Despite a relatively quiet weekend on the domestic scene a strongly-worded public appeal from the Prague Jewish community has made for explosive front page headlines. "Stop the neo-Nazis!" reads a prominent headline on the cover page of Lidove Noviny. " Don't tolerate fascists" echoes the popular Mlada Fronta Dnes.
Milan Daniel of Lidove Noviny reminds readers of the most recent attack on a Romany man which happened in the town of Cheb, immediately after the Czech Republic's victory in the World Ice Hockey Championships. Caught up in the enthusiasm a Romany yelled "We're the best! Go for it Czechs!" and was beaten up.
As usual though there aren't enough witnesses to confirm what happened and once again it seems that the case will not be judged as a racially-motivated attack, but merely a brawl. Milan Daniel notes that without witnesses there is little the police can do - and the element of fear is still strong.

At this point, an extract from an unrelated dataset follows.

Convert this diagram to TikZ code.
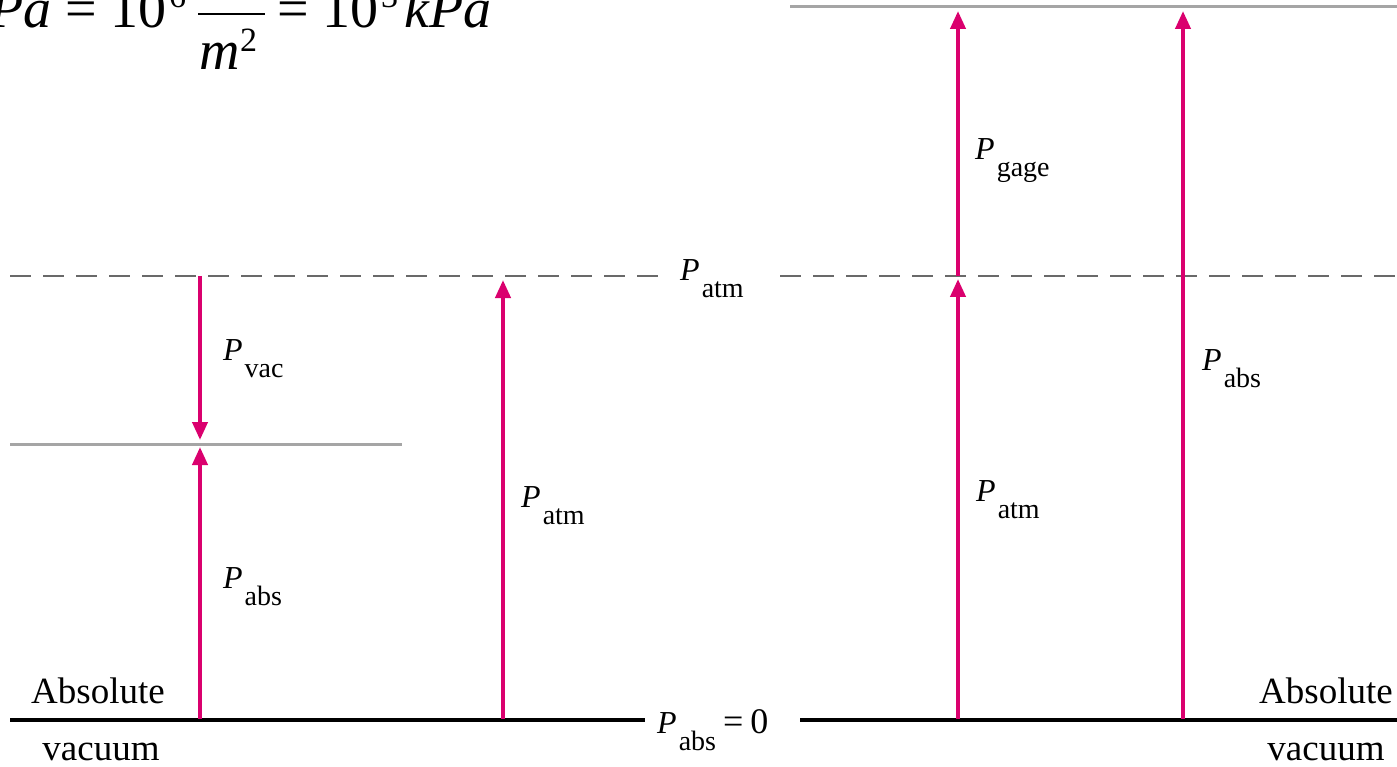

When questioned Roma witnesses are often evasive and frequently change their testimony which plays into the hands of the attackers, who usually have more than one witness to testify in their favour and a good lawyer into the bargain.

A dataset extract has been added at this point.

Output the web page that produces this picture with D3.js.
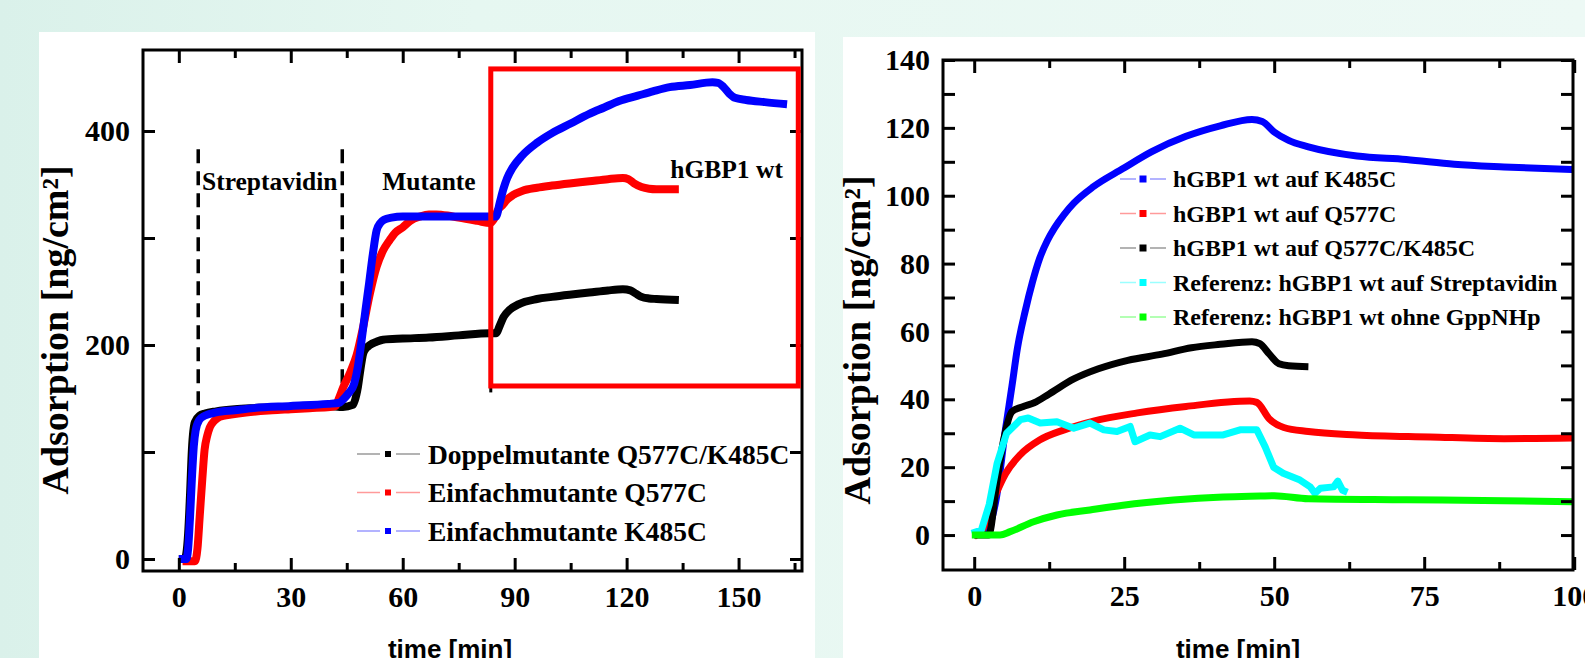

Traditionally, the weekend with its numerous political debates on radio and television, is a time when politicians wash their dirty linen in public and engage in petty political skirmishes. And this weekend was no exception. The papers report on another fallout between the President and the right-of-centre opposition Civic Democrats, after Mr. Havel accused its leaders of being "sour-faced and arrogant", while the Social Democrat Party leadership complains that since resigning as party leader Prime Minister Milos Zeman has stopped attending party meetings and basically ignores the views of the party leadership.
Readers who open Monday's Lidove Noviny will find it hard not to agree with US-based economic expert Jan Svejnar, who says Czech politicians need to be 're-educated'. The existing political parties are not very capable of action, Svejnar says, and the Czech Republic is not living up to its full potential.
Professor Svejnar, who is executive director of the William Davidson Institute at Michigan University, will surprise many a reader by rejecting claims that he plans to head an emerging party of leading Czech intellectuals. Public disillusionment with political life does create space for a new political entity -but in my opinion it would be far more effective for the present set of politicians to change their ways, Mr. Svejnar told the paper.
Although more money is being spent on environmental protection and air and water pollution levels have been reduced in most parts of the country, an increasing number of Czechs suffer from allergies. One in four Czechs are allergic to something or other, and according to a recently published medical study an estimated quarter of a million Czechs suffer from mild asthma without being aware of it.
There is now a campaign underway to find the 250,000 undetected patients and get them to start treatment early. Most asthma sufferers were found to have been diagnosed one to three years after the first symptoms appeared.
And finally all the papers carry extensive reports about the Prague Marathon which attracted thousands of people to the Czech capital over the weekend. Although some contestants treated it as a personal challenge and gave it their absolute best, for most of the crowd the event turned into a huge carnival with bands setting the tone along every stretch of the 41 km route, says Mlada Fronta Dnes.